## DIRECTION
Skip any picture you find and retype all the remaining lines exactly.

## STORED DATA
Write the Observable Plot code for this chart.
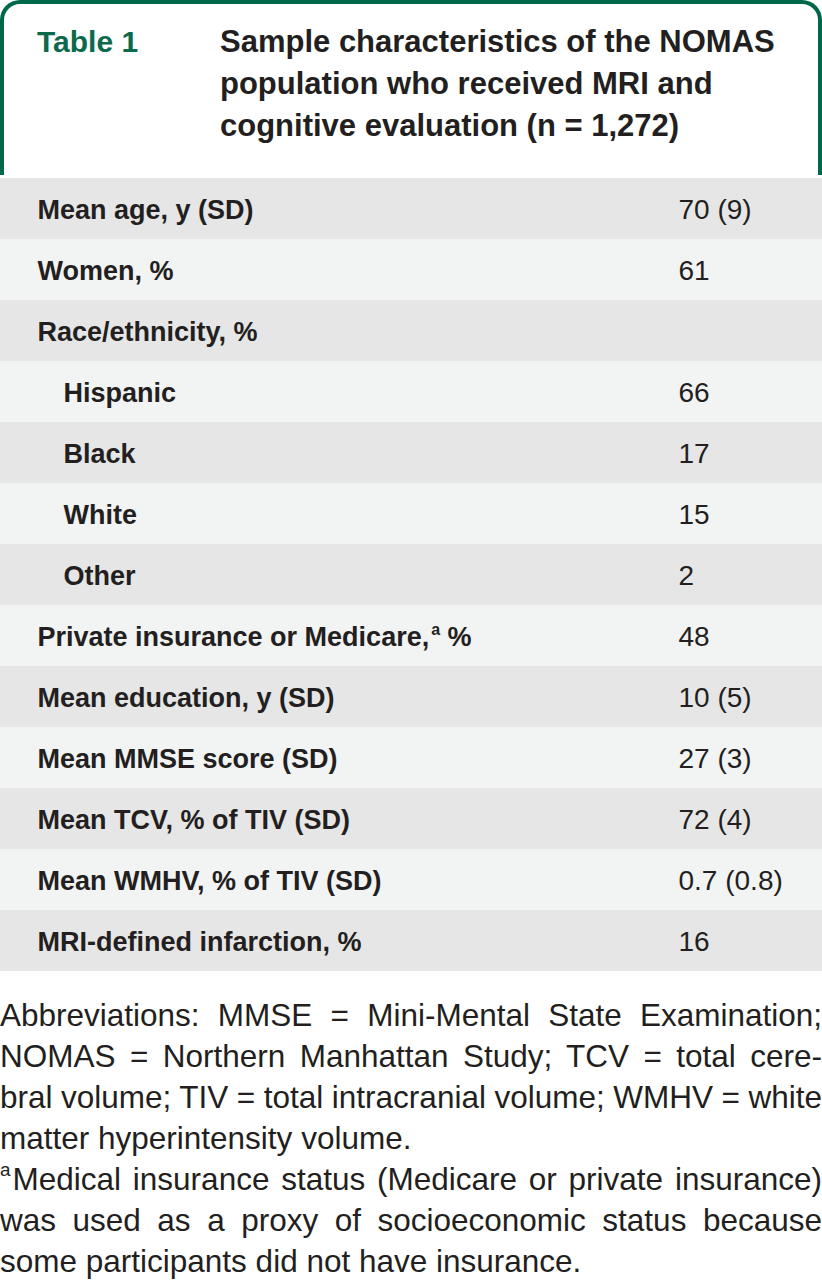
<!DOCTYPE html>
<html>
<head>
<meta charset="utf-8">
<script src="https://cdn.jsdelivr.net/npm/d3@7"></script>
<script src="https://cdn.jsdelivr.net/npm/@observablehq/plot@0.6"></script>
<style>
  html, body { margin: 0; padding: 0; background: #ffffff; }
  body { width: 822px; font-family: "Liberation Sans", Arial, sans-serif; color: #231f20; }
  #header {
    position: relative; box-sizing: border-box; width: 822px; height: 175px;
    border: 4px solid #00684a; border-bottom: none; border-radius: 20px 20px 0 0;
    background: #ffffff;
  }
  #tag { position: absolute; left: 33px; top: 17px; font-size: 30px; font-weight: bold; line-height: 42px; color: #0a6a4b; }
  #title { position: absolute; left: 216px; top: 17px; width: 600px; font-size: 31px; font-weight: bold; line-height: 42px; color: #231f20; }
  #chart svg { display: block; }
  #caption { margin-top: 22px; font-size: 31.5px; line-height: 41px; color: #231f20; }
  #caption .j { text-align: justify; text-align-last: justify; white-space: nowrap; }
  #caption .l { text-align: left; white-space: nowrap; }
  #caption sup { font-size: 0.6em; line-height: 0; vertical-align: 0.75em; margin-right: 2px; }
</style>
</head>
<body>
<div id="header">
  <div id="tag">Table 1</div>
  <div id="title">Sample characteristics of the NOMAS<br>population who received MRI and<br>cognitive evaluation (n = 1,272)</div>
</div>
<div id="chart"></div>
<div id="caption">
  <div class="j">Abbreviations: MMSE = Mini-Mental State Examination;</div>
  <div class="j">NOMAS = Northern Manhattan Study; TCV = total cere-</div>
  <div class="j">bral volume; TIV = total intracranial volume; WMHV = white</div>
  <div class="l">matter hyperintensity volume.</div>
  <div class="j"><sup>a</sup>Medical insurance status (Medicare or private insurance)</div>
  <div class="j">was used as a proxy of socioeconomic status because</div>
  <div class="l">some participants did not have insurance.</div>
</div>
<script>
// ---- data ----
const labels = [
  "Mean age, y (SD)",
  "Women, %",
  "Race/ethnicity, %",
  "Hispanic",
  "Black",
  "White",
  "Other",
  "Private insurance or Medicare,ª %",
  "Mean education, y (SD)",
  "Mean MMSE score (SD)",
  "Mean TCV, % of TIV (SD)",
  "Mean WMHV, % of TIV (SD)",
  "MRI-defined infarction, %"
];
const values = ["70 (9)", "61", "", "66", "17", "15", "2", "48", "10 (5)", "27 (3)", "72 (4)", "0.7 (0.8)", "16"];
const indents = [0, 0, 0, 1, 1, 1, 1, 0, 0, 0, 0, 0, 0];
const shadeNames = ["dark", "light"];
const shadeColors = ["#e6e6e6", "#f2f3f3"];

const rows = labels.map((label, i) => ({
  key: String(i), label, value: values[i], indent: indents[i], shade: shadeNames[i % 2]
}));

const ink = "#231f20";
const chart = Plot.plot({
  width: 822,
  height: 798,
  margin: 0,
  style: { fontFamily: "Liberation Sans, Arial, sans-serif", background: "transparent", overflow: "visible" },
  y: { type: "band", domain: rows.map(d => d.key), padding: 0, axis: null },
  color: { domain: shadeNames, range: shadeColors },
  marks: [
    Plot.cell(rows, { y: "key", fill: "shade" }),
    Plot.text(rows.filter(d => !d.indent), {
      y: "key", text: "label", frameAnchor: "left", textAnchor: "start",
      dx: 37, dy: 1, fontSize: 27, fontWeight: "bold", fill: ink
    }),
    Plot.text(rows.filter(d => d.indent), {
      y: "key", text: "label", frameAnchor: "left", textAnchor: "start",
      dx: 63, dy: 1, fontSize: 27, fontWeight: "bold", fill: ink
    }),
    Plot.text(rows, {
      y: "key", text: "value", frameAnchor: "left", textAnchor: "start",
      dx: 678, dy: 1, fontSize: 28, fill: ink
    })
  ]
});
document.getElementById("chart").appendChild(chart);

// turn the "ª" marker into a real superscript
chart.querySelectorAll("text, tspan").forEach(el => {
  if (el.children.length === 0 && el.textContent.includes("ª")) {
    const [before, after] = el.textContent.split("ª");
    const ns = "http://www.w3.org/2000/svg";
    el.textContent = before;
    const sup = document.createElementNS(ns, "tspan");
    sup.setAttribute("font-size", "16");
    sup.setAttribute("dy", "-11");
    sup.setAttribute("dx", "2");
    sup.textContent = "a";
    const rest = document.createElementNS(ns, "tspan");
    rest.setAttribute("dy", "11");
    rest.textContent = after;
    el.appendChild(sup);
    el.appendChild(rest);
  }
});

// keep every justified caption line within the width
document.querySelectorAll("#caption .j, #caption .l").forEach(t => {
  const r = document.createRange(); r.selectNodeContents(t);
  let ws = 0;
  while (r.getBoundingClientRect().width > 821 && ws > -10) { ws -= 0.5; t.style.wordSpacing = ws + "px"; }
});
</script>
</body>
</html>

## ANSWER FOR THE TASK
Write the Observable Plot code for this chart.
<!DOCTYPE html>
<html>
<head>
<meta charset="utf-8">
<script src="https://cdn.jsdelivr.net/npm/d3@7"></script>
<script src="https://cdn.jsdelivr.net/npm/@observablehq/plot@0.6"></script>
<style>
  html, body { margin: 0; padding: 0; background: #ffffff; }
  body { width: 822px; font-family: "Liberation Sans", Arial, sans-serif; color: #231f20; }
  #header {
    position: relative; box-sizing: border-box; width: 822px; height: 175px;
    border: 4px solid #00684a; border-bottom: none; border-radius: 20px 20px 0 0;
    background: #ffffff;
  }
  #tag { position: absolute; left: 33px; top: 17px; font-size: 30px; font-weight: bold; line-height: 42px; color: #0a6a4b; }
  #title { position: absolute; left: 216px; top: 17px; width: 600px; font-size: 31px; font-weight: bold; line-height: 42px; color: #231f20; }
  #chart svg { display: block; }
  #caption { margin-top: 22px; font-size: 31.5px; line-height: 41px; color: #231f20; }
  #caption .j { text-align: justify; text-align-last: justify; white-space: nowrap; }
  #caption .l { text-align: left; white-space: nowrap; }
  #caption sup { font-size: 0.6em; line-height: 0; vertical-align: 0.75em; margin-right: 2px; }
</style>
</head>
<body>
<div id="header">
  <div id="tag">Table 1</div>
  <div id="title">Sample characteristics of the NOMAS<br>population who received MRI and<br>cognitive evaluation (n = 1,272)</div>
</div>
<div id="chart"></div>
<div id="caption">
  <div class="j">Abbreviations: MMSE = Mini-Mental State Examination;</div>
  <div class="j">NOMAS = Northern Manhattan Study; TCV = total cere-</div>
  <div class="j">bral volume; TIV = total intracranial volume; WMHV = white</div>
  <div class="l">matter hyperintensity volume.</div>
  <div class="j"><sup>a</sup>Medical insurance status (Medicare or private insurance)</div>
  <div class="j">was used as a proxy of socioeconomic status because</div>
  <div class="l">some participants did not have insurance.</div>
</div>
<script>
// ---- data ----
const labels = [
  "Mean age, y (SD)",
  "Women, %",
  "Race/ethnicity, %",
  "Hispanic",
  "Black",
  "White",
  "Other",
  "Private insurance or Medicare,ª %",
  "Mean education, y (SD)",
  "Mean MMSE score (SD)",
  "Mean TCV, % of TIV (SD)",
  "Mean WMHV, % of TIV (SD)",
  "MRI-defined infarction, %"
];
const values = ["70 (9)", "61", "", "66", "17", "15", "2", "48", "10 (5)", "27 (3)", "72 (4)", "0.7 (0.8)", "16"];
const indents = [0, 0, 0, 1, 1, 1, 1, 0, 0, 0, 0, 0, 0];
const shadeNames = ["dark", "light"];
const shadeColors = ["#e6e6e6", "#f2f3f3"];

const rows = labels.map((label, i) => ({
  key: String(i), label, value: values[i], indent: indents[i], shade: shadeNames[i % 2]
}));

const ink = "#231f20";
const chart = Plot.plot({
  width: 822,
  height: 798,
  margin: 0,
  style: { fontFamily: "Liberation Sans, Arial, sans-serif", background: "transparent", overflow: "visible" },
  y: { type: "band", domain: rows.map(d => d.key), padding: 0, axis: null },
  color: { domain: shadeNames, range: shadeColors },
  marks: [
    Plot.cell(rows, { y: "key", fill: "shade" }),
    Plot.text(rows.filter(d => !d.indent), {
      y: "key", text: "label", frameAnchor: "left", textAnchor: "start",
      dx: 37, dy: 1, fontSize: 27, fontWeight: "bold", fill: ink
    }),
    Plot.text(rows.filter(d => d.indent), {
      y: "key", text: "label", frameAnchor: "left", textAnchor: "start",
      dx: 63, dy: 1, fontSize: 27, fontWeight: "bold", fill: ink
    }),
    Plot.text(rows, {
      y: "key", text: "value", frameAnchor: "left", textAnchor: "start",
      dx: 678, dy: 1, fontSize: 28, fill: ink
    })
  ]
});
document.getElementById("chart").appendChild(chart);

// turn the "ª" marker into a real superscript
chart.querySelectorAll("text, tspan").forEach(el => {
  if (el.children.length === 0 && el.textContent.includes("ª")) {
    const [before, after] = el.textContent.split("ª");
    const ns = "http://www.w3.org/2000/svg";
    el.textContent = before;
    const sup = document.createElementNS(ns, "tspan");
    sup.setAttribute("font-size", "16");
    sup.setAttribute("dy", "-11");
    sup.setAttribute("dx", "2");
    sup.textContent = "a";
    const rest = document.createElementNS(ns, "tspan");
    rest.setAttribute("dy", "11");
    rest.textContent = after;
    el.appendChild(sup);
    el.appendChild(rest);
  }
});

// keep every justified caption line within the width
document.querySelectorAll("#caption .j, #caption .l").forEach(t => {
  const r = document.createRange(); r.selectNodeContents(t);
  let ws = 0;
  while (r.getBoundingClientRect().width > 821 && ws > -10) { ws -= 0.5; t.style.wordSpacing = ws + "px"; }
});
</script>
</body>
</html>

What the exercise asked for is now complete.